* Start PROVIDED DATA *

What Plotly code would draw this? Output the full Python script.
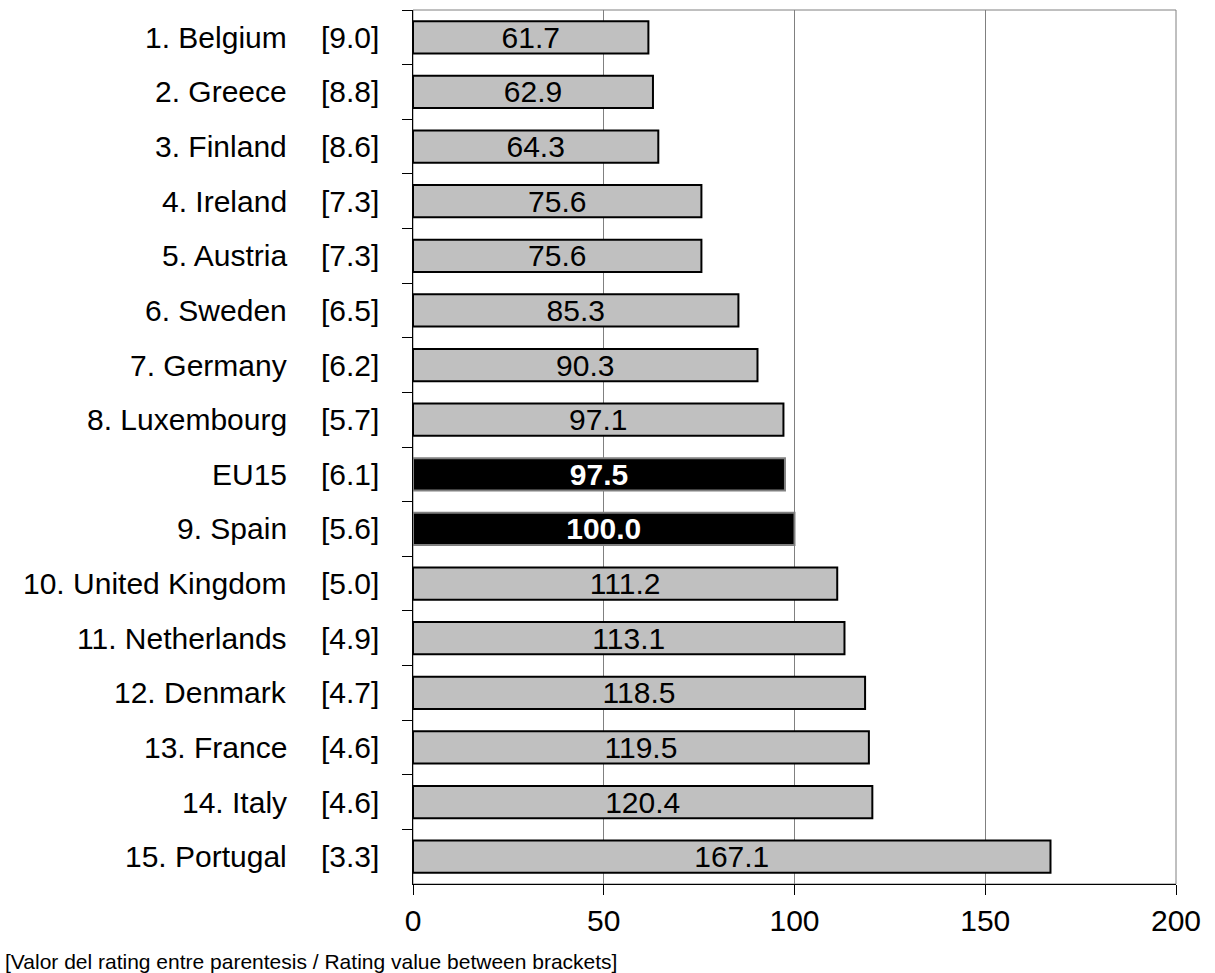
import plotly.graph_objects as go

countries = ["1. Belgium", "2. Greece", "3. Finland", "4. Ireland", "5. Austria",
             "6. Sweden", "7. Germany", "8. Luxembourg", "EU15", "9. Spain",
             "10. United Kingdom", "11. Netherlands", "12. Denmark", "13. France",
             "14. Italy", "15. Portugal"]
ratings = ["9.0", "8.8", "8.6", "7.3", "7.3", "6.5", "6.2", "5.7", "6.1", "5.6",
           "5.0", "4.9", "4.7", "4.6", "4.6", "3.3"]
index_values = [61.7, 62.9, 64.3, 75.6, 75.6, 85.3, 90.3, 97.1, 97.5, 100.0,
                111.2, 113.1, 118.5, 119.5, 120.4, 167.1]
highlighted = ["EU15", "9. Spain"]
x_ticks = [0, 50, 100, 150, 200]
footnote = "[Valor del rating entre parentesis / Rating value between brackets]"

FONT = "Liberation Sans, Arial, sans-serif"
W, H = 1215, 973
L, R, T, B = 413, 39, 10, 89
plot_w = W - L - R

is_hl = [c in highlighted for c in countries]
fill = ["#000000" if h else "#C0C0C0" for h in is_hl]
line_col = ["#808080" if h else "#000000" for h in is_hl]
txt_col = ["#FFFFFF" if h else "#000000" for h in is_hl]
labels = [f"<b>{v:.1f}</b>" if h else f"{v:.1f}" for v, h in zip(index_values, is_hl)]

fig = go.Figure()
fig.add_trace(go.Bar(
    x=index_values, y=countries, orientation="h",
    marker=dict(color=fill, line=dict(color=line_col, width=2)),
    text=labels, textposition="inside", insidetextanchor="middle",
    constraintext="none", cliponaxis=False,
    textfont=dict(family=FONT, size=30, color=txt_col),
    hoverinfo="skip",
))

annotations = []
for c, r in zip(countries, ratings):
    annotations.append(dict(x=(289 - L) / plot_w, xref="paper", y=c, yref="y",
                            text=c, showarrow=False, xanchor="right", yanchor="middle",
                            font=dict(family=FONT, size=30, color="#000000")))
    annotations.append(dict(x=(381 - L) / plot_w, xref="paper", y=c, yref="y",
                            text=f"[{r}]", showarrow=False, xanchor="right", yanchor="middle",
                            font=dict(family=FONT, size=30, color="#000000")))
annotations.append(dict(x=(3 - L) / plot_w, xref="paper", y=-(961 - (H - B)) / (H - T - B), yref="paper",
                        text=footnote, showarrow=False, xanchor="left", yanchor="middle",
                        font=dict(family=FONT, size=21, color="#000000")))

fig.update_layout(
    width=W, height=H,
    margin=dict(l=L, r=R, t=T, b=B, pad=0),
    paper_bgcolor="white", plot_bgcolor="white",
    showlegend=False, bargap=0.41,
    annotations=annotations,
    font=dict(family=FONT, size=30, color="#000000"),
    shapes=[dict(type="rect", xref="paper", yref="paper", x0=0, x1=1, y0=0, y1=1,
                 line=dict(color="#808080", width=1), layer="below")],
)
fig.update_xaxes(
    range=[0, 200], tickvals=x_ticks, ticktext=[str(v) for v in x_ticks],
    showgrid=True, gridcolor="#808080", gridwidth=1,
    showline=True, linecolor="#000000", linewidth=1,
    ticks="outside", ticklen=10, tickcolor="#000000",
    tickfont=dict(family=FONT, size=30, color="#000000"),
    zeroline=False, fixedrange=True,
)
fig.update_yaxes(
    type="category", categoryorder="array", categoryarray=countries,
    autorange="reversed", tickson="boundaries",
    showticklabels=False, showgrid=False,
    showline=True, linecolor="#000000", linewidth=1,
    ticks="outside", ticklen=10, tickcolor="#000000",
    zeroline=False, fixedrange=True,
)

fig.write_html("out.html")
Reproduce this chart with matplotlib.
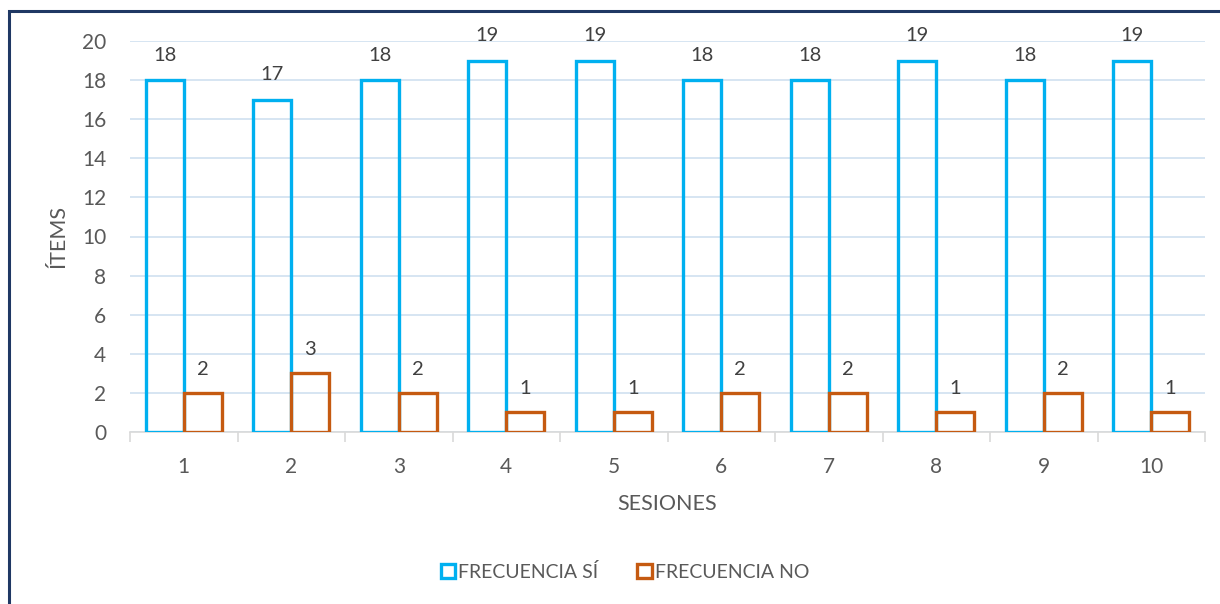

* End PROVIDED DATA *

■ REQUIREMENTS:
Give back each entry exactly as it appears, with no pictures.

■ EXPECTED ANSWER:
What Plotly code would draw this? Output the full Python script.
import plotly.graph_objects as go

countries = ["1. Belgium", "2. Greece", "3. Finland", "4. Ireland", "5. Austria",
             "6. Sweden", "7. Germany", "8. Luxembourg", "EU15", "9. Spain",
             "10. United Kingdom", "11. Netherlands", "12. Denmark", "13. France",
             "14. Italy", "15. Portugal"]
ratings = ["9.0", "8.8", "8.6", "7.3", "7.3", "6.5", "6.2", "5.7", "6.1", "5.6",
           "5.0", "4.9", "4.7", "4.6", "4.6", "3.3"]
index_values = [61.7, 62.9, 64.3, 75.6, 75.6, 85.3, 90.3, 97.1, 97.5, 100.0,
                111.2, 113.1, 118.5, 119.5, 120.4, 167.1]
highlighted = ["EU15", "9. Spain"]
x_ticks = [0, 50, 100, 150, 200]
footnote = "[Valor del rating entre parentesis / Rating value between brackets]"

FONT = "Liberation Sans, Arial, sans-serif"
W, H = 1215, 973
L, R, T, B = 413, 39, 10, 89
plot_w = W - L - R

is_hl = [c in highlighted for c in countries]
fill = ["#000000" if h else "#C0C0C0" for h in is_hl]
line_col = ["#808080" if h else "#000000" for h in is_hl]
txt_col = ["#FFFFFF" if h else "#000000" for h in is_hl]
labels = [f"<b>{v:.1f}</b>" if h else f"{v:.1f}" for v, h in zip(index_values, is_hl)]

fig = go.Figure()
fig.add_trace(go.Bar(
    x=index_values, y=countries, orientation="h",
    marker=dict(color=fill, line=dict(color=line_col, width=2)),
    text=labels, textposition="inside", insidetextanchor="middle",
    constraintext="none", cliponaxis=False,
    textfont=dict(family=FONT, size=30, color=txt_col),
    hoverinfo="skip",
))

annotations = []
for c, r in zip(countries, ratings):
    annotations.append(dict(x=(289 - L) / plot_w, xref="paper", y=c, yref="y",
                            text=c, showarrow=False, xanchor="right", yanchor="middle",
                            font=dict(family=FONT, size=30, color="#000000")))
    annotations.append(dict(x=(381 - L) / plot_w, xref="paper", y=c, yref="y",
                            text=f"[{r}]", showarrow=False, xanchor="right", yanchor="middle",
                            font=dict(family=FONT, size=30, color="#000000")))
annotations.append(dict(x=(3 - L) / plot_w, xref="paper", y=-(961 - (H - B)) / (H - T - B), yref="paper",
                        text=footnote, showarrow=False, xanchor="left", yanchor="middle",
                        font=dict(family=FONT, size=21, color="#000000")))

fig.update_layout(
    width=W, height=H,
    margin=dict(l=L, r=R, t=T, b=B, pad=0),
    paper_bgcolor="white", plot_bgcolor="white",
    showlegend=False, bargap=0.41,
    annotations=annotations,
    font=dict(family=FONT, size=30, color="#000000"),
    shapes=[dict(type="rect", xref="paper", yref="paper", x0=0, x1=1, y0=0, y1=1,
                 line=dict(color="#808080", width=1), layer="below")],
)
fig.update_xaxes(
    range=[0, 200], tickvals=x_ticks, ticktext=[str(v) for v in x_ticks],
    showgrid=True, gridcolor="#808080", gridwidth=1,
    showline=True, linecolor="#000000", linewidth=1,
    ticks="outside", ticklen=10, tickcolor="#000000",
    tickfont=dict(family=FONT, size=30, color="#000000"),
    zeroline=False, fixedrange=True,
)
fig.update_yaxes(
    type="category", categoryorder="array", categoryarray=countries,
    autorange="reversed", tickson="boundaries",
    showticklabels=False, showgrid=False,
    showline=True, linecolor="#000000", linewidth=1,
    ticks="outside", ticklen=10, tickcolor="#000000",
    zeroline=False, fixedrange=True,
)

fig.write_html("out.html")
Reproduce this chart with matplotlib.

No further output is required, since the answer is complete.